• Your goal: Copy out each line of the data that holds the word "this".

• Records for the exercise:
------------------------------------

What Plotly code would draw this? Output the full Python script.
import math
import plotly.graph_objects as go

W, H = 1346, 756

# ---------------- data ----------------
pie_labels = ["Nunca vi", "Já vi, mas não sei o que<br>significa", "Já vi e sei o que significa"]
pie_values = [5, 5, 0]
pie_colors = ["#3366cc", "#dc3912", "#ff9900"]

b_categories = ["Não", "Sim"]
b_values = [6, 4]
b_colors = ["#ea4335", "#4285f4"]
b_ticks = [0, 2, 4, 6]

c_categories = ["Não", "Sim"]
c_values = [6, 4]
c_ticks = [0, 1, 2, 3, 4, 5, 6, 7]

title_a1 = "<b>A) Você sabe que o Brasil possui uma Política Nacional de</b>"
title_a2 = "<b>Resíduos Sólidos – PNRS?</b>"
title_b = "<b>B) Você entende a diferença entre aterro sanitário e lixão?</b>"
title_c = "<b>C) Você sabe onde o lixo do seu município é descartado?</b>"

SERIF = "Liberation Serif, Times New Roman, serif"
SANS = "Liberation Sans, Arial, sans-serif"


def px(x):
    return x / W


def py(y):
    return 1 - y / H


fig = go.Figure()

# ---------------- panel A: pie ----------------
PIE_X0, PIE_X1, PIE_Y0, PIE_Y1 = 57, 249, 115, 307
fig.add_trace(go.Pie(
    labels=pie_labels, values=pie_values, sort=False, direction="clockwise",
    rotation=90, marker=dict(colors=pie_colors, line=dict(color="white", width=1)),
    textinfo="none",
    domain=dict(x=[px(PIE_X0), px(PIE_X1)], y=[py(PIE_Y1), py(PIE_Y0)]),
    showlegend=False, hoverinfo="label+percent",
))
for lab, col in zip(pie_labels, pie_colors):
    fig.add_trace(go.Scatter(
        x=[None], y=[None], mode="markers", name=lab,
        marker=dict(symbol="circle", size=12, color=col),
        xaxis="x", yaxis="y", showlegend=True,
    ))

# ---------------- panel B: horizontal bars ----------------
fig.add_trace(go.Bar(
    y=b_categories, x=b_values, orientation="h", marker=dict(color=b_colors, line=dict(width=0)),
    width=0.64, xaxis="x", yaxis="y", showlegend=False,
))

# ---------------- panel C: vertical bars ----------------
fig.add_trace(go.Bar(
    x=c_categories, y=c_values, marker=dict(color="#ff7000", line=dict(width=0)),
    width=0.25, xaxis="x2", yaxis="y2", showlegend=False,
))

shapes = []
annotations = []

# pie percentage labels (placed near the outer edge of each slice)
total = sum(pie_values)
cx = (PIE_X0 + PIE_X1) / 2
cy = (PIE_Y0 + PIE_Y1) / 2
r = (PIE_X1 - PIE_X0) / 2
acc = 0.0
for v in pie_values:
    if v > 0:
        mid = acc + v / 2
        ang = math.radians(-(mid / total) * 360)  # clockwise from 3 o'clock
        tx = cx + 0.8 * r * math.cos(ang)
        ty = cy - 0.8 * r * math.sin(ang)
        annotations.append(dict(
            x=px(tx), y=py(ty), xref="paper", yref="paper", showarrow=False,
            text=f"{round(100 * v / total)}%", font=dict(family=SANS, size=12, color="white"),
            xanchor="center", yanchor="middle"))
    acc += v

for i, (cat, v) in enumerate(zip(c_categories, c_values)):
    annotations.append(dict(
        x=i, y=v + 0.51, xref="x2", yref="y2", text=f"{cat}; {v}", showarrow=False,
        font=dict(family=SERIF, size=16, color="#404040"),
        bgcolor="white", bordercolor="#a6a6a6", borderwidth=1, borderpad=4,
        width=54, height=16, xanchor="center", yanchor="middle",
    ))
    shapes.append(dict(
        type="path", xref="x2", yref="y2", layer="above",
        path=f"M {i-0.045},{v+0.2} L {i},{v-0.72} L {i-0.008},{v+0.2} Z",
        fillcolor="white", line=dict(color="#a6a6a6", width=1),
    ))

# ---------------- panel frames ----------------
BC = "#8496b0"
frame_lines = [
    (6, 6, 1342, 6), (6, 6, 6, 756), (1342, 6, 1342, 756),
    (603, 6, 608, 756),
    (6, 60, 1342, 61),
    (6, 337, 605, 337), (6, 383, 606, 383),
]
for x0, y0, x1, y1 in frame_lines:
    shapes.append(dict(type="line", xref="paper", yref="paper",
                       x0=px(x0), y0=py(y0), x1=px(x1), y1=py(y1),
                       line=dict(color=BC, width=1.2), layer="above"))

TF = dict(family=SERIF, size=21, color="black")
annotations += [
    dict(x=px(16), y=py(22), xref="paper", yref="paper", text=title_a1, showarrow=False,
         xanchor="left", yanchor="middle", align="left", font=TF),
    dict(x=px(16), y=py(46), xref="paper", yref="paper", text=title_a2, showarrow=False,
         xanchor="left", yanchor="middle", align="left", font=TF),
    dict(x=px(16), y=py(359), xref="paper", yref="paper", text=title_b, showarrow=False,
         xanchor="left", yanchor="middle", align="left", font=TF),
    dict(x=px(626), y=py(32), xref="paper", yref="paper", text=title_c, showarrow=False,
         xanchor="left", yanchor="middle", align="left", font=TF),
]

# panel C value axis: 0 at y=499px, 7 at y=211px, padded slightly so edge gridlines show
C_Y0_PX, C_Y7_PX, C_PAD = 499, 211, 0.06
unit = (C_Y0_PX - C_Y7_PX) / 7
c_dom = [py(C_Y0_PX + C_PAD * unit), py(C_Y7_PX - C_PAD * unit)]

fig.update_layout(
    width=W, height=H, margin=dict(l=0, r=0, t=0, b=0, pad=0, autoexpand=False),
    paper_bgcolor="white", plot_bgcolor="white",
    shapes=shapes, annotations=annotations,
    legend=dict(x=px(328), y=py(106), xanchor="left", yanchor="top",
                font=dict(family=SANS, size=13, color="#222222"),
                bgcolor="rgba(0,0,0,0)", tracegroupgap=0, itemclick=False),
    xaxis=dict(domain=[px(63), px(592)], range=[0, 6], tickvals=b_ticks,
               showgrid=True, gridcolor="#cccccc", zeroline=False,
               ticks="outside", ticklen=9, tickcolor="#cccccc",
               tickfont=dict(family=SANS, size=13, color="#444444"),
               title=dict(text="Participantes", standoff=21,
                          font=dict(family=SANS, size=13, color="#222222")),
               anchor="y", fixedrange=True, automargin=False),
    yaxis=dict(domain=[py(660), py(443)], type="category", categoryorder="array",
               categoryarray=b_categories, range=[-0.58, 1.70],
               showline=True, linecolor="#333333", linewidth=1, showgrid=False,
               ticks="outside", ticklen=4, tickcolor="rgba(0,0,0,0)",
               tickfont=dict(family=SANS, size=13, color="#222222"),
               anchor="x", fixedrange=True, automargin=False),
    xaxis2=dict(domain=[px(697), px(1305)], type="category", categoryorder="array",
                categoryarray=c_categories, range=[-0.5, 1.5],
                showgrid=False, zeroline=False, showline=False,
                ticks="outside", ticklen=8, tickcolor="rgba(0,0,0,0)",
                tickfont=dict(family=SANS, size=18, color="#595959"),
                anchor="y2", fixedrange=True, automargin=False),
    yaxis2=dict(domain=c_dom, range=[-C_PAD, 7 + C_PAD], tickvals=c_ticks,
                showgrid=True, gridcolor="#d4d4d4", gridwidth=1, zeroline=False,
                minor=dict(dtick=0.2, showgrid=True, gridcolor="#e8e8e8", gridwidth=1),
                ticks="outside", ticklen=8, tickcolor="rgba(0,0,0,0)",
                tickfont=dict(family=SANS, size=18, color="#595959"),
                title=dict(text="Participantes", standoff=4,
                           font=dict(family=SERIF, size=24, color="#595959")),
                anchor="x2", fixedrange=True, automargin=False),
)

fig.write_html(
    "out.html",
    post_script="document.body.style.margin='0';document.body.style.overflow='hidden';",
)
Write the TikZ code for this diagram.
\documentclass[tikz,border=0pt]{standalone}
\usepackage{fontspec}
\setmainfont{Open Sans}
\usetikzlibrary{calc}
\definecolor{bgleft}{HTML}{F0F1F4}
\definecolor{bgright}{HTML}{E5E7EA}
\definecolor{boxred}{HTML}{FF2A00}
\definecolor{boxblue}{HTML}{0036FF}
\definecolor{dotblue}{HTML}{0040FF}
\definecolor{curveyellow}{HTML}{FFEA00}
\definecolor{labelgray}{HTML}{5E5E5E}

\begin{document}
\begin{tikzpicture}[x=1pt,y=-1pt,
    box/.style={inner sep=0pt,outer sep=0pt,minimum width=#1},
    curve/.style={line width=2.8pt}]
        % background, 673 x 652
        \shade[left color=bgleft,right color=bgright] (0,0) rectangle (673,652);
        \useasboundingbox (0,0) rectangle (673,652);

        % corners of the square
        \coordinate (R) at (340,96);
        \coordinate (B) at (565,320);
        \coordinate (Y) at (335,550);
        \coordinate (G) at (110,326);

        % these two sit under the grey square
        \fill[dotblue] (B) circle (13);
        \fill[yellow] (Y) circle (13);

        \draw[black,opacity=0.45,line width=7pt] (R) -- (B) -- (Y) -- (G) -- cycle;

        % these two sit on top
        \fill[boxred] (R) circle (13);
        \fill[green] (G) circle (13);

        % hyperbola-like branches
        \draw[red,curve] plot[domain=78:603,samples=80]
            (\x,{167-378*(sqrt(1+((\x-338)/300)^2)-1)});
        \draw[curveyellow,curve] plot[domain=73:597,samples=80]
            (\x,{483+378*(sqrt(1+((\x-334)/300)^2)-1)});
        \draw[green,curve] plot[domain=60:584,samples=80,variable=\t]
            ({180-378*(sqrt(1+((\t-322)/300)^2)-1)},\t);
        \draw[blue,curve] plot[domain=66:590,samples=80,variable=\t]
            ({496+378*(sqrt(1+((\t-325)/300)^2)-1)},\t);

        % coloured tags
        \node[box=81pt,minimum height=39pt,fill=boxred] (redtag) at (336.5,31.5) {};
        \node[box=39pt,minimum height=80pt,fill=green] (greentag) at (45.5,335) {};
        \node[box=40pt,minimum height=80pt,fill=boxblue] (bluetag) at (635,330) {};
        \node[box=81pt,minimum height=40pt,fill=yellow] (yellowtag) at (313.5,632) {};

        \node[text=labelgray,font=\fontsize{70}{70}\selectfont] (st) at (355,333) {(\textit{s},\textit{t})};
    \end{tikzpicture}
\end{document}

------------------------------------

• Exercise result:
What Plotly code would draw this? Output the full Python script.
Write the TikZ code for this diagram.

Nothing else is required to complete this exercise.